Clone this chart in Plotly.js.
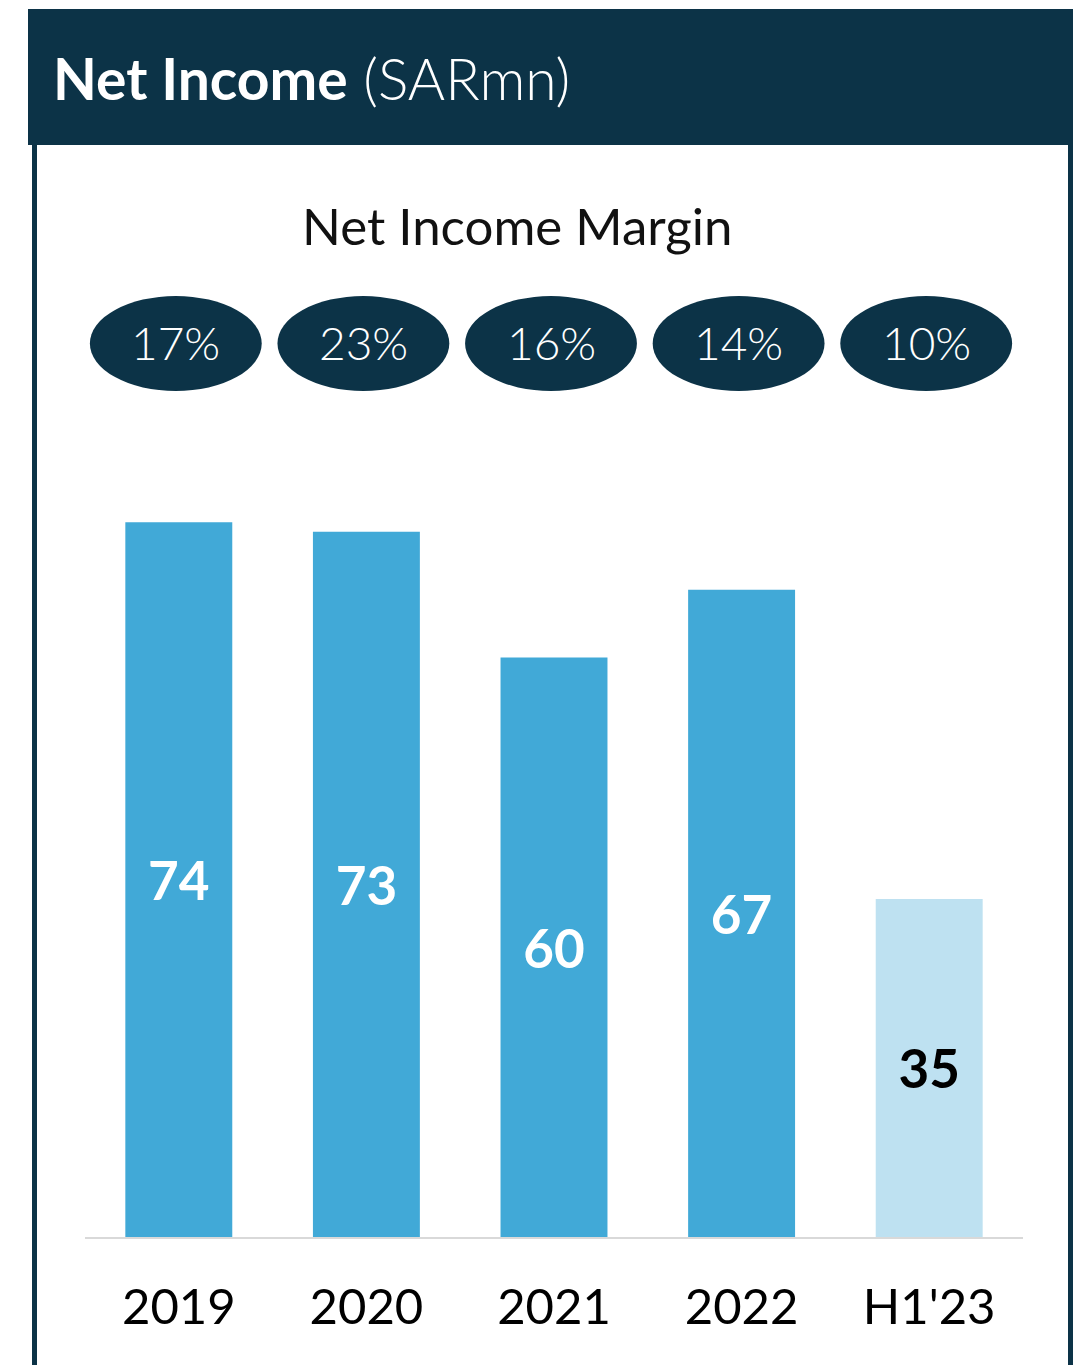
<!DOCTYPE html>
<html>
<head>
<meta charset="utf-8">
<script src="https://cdn.plot.ly/plotly-3.0.1.min.js"></script>
<style>html,body{margin:0;padding:0;background:#fff;}#chart{width:1084px;height:1365px;}</style>
</head>
<body>
<div id="chart"></div>
<script>
const categories = ["2019", "2020", "2021", "2022", "H1'23"];
const netIncome = [74, 73, 60, 67, 35];
const margins = ["17%", "23%", "16%", "14%", "10%"];
const barColors = ["#41a9d7", "#41a9d7", "#41a9d7", "#41a9d7", "#bee1f1"];
const labelColors = ["#ffffff", "#ffffff", "#ffffff", "#ffffff", "#000000"];

const W = 1084, H = 1365;
const M = {l: 85, r: 61, t: 437, b: 128};
const plotW = W - M.l - M.r, plotH = H - M.t - M.b;
const pxX = v => (v - M.l) / plotW;
const pxY = v => (H - M.b - v) / plotH;
const navy = "#0c3347";
const FONT = "Lato, 'Open Sans', sans-serif";
const shift = -0.016;

const shapes = [
  {type: "rect", xref: "paper", yref: "paper", x0: pxX(28), x1: pxX(1072), y0: pxY(145), y1: pxY(9),
   fillcolor: navy, line: {width: 0}, layer: "above"},
  {type: "line", xref: "paper", yref: "paper", x0: pxX(34.5), x1: pxX(34.5), y0: pxY(145), y1: pxY(1365),
   line: {color: navy, width: 5}, layer: "above"},
  {type: "line", xref: "paper", yref: "paper", x0: pxX(1070.5), x1: pxX(1070.5), y0: pxY(9), y1: pxY(1365),
   line: {color: navy, width: 5}, layer: "above"}
];
categories.forEach((c, i) => {
  shapes.push({type: "circle", xref: "x", yref: "paper", x0: i + shift - 0.458, x1: i + shift + 0.458,
    y0: pxY(391), y1: pxY(296), fillcolor: navy, line: {width: 0}, layer: "above"});
});

const annotations = [
  {text: "Net Income Margin", xref: "paper", yref: "paper", x: pxX(517), y: pxY(225),
   xanchor: "center", yanchor: "middle", showarrow: false,
   font: {family: FONT, size: 51, color: "#111111"}}
];
categories.forEach((c, i) => {
  annotations.push({text: margins[i], xref: "x", yref: "paper", x: i + shift, y: pxY(342),
    xanchor: "center", yanchor: "middle", showarrow: false,
    font: {family: FONT, size: 46, color: "#ffffff", weight: 300}});
});

const trace = {
  type: "bar", x: categories, y: netIncome,
  marker: {color: barColors, line: {width: 0}},
  texttemplate: "%{y}", textposition: "inside", insidetextanchor: "middle", textangle: 0,
  textfont: {family: FONT, size: 53, color: labelColors, weight: 700},
  hoverinfo: "none"
};

const layout = {
  width: W, height: H,
  margin: M,
  paper_bgcolor: "#ffffff", plot_bgcolor: "#ffffff",
  showlegend: false,
  bargap: 0.43,
  title: {text: "<b>Net Income</b> (SARmn)", xref: "container", yref: "container",
    x: 53 / W, xanchor: "left", y: 1 - 80 / H, yanchor: "middle",
    font: {family: FONT, size: 57, color: "#ffffff", weight: 300}},
  xaxis: {type: "category", range: [-0.5, 4.5], showline: true, linecolor: "#d9d9d9", linewidth: 2,
    ticks: "outside", ticklen: 26, tickcolor: "rgba(0,0,0,0)", showgrid: false, zeroline: false,
    tickfont: {family: FONT, size: 49, color: "#000000"}, fixedrange: true},
  yaxis: {range: [0, plotH / 9.66], visible: false, showgrid: false, zeroline: false, fixedrange: true},
  shapes: shapes,
  annotations: annotations
};

Plotly.newPlot("chart", [trace], layout, {displayModeBar: false, staticPlot: true});
</script>
</body>
</html>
++++++++++
TO BE DONE:
Give every line back word for word and leave the pictures out.

EXERCISE RESULT:
Clone this chart in Plotly.js.
<!DOCTYPE html>
<html>
<head>
<meta charset="utf-8">
<script src="https://cdn.plot.ly/plotly-3.0.1.min.js"></script>
<style>html,body{margin:0;padding:0;background:#fff;}#chart{width:1084px;height:1365px;}</style>
</head>
<body>
<div id="chart"></div>
<script>
const categories = ["2019", "2020", "2021", "2022", "H1'23"];
const netIncome = [74, 73, 60, 67, 35];
const margins = ["17%", "23%", "16%", "14%", "10%"];
const barColors = ["#41a9d7", "#41a9d7", "#41a9d7", "#41a9d7", "#bee1f1"];
const labelColors = ["#ffffff", "#ffffff", "#ffffff", "#ffffff", "#000000"];

const W = 1084, H = 1365;
const M = {l: 85, r: 61, t: 437, b: 128};
const plotW = W - M.l - M.r, plotH = H - M.t - M.b;
const pxX = v => (v - M.l) / plotW;
const pxY = v => (H - M.b - v) / plotH;
const navy = "#0c3347";
const FONT = "Lato, 'Open Sans', sans-serif";
const shift = -0.016;

const shapes = [
  {type: "rect", xref: "paper", yref: "paper", x0: pxX(28), x1: pxX(1072), y0: pxY(145), y1: pxY(9),
   fillcolor: navy, line: {width: 0}, layer: "above"},
  {type: "line", xref: "paper", yref: "paper", x0: pxX(34.5), x1: pxX(34.5), y0: pxY(145), y1: pxY(1365),
   line: {color: navy, width: 5}, layer: "above"},
  {type: "line", xref: "paper", yref: "paper", x0: pxX(1070.5), x1: pxX(1070.5), y0: pxY(9), y1: pxY(1365),
   line: {color: navy, width: 5}, layer: "above"}
];
categories.forEach((c, i) => {
  shapes.push({type: "circle", xref: "x", yref: "paper", x0: i + shift - 0.458, x1: i + shift + 0.458,
    y0: pxY(391), y1: pxY(296), fillcolor: navy, line: {width: 0}, layer: "above"});
});

const annotations = [
  {text: "Net Income Margin", xref: "paper", yref: "paper", x: pxX(517), y: pxY(225),
   xanchor: "center", yanchor: "middle", showarrow: false,
   font: {family: FONT, size: 51, color: "#111111"}}
];
categories.forEach((c, i) => {
  annotations.push({text: margins[i], xref: "x", yref: "paper", x: i + shift, y: pxY(342),
    xanchor: "center", yanchor: "middle", showarrow: false,
    font: {family: FONT, size: 46, color: "#ffffff", weight: 300}});
});

const trace = {
  type: "bar", x: categories, y: netIncome,
  marker: {color: barColors, line: {width: 0}},
  texttemplate: "%{y}", textposition: "inside", insidetextanchor: "middle", textangle: 0,
  textfont: {family: FONT, size: 53, color: labelColors, weight: 700},
  hoverinfo: "none"
};

const layout = {
  width: W, height: H,
  margin: M,
  paper_bgcolor: "#ffffff", plot_bgcolor: "#ffffff",
  showlegend: false,
  bargap: 0.43,
  title: {text: "<b>Net Income</b> (SARmn)", xref: "container", yref: "container",
    x: 53 / W, xanchor: "left", y: 1 - 80 / H, yanchor: "middle",
    font: {family: FONT, size: 57, color: "#ffffff", weight: 300}},
  xaxis: {type: "category", range: [-0.5, 4.5], showline: true, linecolor: "#d9d9d9", linewidth: 2,
    ticks: "outside", ticklen: 26, tickcolor: "rgba(0,0,0,0)", showgrid: false, zeroline: false,
    tickfont: {family: FONT, size: 49, color: "#000000"}, fixedrange: true},
  yaxis: {range: [0, plotH / 9.66], visible: false, showgrid: false, zeroline: false, fixedrange: true},
  shapes: shapes,
  annotations: annotations
};

Plotly.newPlot("chart", [trace], layout, {displayModeBar: false, staticPlot: true});
</script>
</body>
</html>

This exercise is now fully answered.